[Source code of charts]
··········
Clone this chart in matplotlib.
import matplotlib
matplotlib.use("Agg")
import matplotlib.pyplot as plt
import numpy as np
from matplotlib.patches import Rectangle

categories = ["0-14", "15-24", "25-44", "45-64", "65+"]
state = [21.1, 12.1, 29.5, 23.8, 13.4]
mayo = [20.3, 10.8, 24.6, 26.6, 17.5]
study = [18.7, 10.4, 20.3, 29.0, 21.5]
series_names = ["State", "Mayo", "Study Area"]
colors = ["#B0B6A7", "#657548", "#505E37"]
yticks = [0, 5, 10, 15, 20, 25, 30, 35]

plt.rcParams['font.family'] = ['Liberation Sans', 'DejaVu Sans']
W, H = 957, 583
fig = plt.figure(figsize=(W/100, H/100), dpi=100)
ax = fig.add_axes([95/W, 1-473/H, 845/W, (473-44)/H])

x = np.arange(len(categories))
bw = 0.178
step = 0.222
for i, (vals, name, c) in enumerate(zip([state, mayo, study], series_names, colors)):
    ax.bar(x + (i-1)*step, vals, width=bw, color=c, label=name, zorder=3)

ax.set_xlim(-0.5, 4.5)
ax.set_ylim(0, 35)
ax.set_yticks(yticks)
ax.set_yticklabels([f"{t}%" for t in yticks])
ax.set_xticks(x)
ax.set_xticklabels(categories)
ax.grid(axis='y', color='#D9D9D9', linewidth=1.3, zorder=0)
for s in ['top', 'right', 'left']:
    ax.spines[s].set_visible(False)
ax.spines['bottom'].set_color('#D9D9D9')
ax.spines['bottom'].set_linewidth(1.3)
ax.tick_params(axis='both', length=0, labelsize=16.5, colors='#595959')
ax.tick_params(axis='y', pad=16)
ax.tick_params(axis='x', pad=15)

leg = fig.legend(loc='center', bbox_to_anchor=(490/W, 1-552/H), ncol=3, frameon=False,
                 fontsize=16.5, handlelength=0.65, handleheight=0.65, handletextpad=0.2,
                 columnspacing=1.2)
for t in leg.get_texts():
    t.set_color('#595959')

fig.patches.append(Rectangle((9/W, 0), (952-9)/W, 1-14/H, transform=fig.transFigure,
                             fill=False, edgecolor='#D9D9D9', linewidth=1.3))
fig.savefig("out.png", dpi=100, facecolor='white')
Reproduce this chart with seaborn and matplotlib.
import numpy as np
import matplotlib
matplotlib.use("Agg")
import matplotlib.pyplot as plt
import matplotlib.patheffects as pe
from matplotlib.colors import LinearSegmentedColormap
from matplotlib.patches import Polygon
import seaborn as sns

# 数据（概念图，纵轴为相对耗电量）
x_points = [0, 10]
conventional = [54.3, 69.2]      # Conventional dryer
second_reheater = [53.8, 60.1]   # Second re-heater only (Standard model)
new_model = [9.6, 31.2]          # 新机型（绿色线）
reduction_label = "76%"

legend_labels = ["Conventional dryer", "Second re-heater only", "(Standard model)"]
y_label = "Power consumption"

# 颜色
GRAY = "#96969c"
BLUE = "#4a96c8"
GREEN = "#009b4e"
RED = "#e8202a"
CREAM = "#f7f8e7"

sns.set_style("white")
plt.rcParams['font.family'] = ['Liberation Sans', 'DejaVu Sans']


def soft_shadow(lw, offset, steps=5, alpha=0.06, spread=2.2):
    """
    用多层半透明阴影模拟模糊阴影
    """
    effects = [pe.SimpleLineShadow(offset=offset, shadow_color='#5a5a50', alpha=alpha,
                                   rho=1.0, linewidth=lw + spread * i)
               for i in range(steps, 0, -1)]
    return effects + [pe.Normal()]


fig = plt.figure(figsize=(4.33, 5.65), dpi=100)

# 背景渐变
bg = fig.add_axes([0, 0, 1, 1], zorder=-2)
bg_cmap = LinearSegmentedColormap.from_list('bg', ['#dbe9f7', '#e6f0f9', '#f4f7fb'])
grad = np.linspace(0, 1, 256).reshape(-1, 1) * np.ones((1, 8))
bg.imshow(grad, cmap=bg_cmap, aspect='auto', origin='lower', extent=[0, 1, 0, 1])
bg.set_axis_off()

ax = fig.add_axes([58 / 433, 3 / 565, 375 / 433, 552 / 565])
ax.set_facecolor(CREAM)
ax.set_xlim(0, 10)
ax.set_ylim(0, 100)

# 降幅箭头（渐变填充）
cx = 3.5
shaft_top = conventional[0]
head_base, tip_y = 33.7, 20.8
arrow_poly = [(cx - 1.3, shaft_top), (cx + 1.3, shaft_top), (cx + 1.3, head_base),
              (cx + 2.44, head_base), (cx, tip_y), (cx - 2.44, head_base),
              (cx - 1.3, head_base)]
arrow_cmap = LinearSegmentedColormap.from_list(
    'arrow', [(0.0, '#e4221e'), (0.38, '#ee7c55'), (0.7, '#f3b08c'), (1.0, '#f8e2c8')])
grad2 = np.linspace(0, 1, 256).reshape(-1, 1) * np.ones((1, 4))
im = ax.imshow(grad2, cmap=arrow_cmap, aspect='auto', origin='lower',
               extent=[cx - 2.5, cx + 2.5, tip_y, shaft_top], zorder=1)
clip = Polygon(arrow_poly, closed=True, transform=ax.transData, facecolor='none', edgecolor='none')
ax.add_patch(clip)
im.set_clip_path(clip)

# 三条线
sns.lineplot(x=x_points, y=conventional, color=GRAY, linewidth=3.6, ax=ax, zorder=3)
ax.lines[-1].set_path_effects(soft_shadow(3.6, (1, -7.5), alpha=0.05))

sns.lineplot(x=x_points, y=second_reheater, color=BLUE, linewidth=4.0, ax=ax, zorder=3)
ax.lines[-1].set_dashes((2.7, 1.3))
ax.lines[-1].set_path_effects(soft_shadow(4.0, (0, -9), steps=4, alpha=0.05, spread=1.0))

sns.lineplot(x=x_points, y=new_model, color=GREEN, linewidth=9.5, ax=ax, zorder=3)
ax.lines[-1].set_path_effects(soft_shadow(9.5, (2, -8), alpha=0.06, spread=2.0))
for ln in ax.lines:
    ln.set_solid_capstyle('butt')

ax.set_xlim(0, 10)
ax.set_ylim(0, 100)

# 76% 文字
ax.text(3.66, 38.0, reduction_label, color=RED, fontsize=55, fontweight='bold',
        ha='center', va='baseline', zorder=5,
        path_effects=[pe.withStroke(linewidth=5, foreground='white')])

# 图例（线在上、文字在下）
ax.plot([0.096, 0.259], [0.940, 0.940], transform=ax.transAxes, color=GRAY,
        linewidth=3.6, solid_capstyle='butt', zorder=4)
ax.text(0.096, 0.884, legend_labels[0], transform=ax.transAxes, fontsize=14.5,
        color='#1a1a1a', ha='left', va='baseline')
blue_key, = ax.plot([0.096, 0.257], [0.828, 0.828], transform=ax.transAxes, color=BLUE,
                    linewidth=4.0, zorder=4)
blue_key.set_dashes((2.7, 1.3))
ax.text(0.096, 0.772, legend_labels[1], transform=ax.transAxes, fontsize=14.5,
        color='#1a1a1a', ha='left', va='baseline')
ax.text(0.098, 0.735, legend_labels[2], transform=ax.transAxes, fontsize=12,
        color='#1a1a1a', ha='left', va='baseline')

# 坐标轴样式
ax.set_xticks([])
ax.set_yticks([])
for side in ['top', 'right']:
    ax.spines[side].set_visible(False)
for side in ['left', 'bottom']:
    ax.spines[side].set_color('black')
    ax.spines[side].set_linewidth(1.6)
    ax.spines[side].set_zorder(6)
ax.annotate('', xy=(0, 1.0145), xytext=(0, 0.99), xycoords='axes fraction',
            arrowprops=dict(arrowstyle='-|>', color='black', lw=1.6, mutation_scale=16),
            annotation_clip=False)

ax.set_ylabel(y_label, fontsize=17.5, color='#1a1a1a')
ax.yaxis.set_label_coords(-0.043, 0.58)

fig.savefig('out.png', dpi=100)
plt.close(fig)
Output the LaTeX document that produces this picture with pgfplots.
··········
Pull out every line in the material above where "this" occurs.

Clone this chart in matplotlib.
Reproduce this chart with seaborn and matplotlib.
Output the LaTeX document that produces this picture with pgfplots.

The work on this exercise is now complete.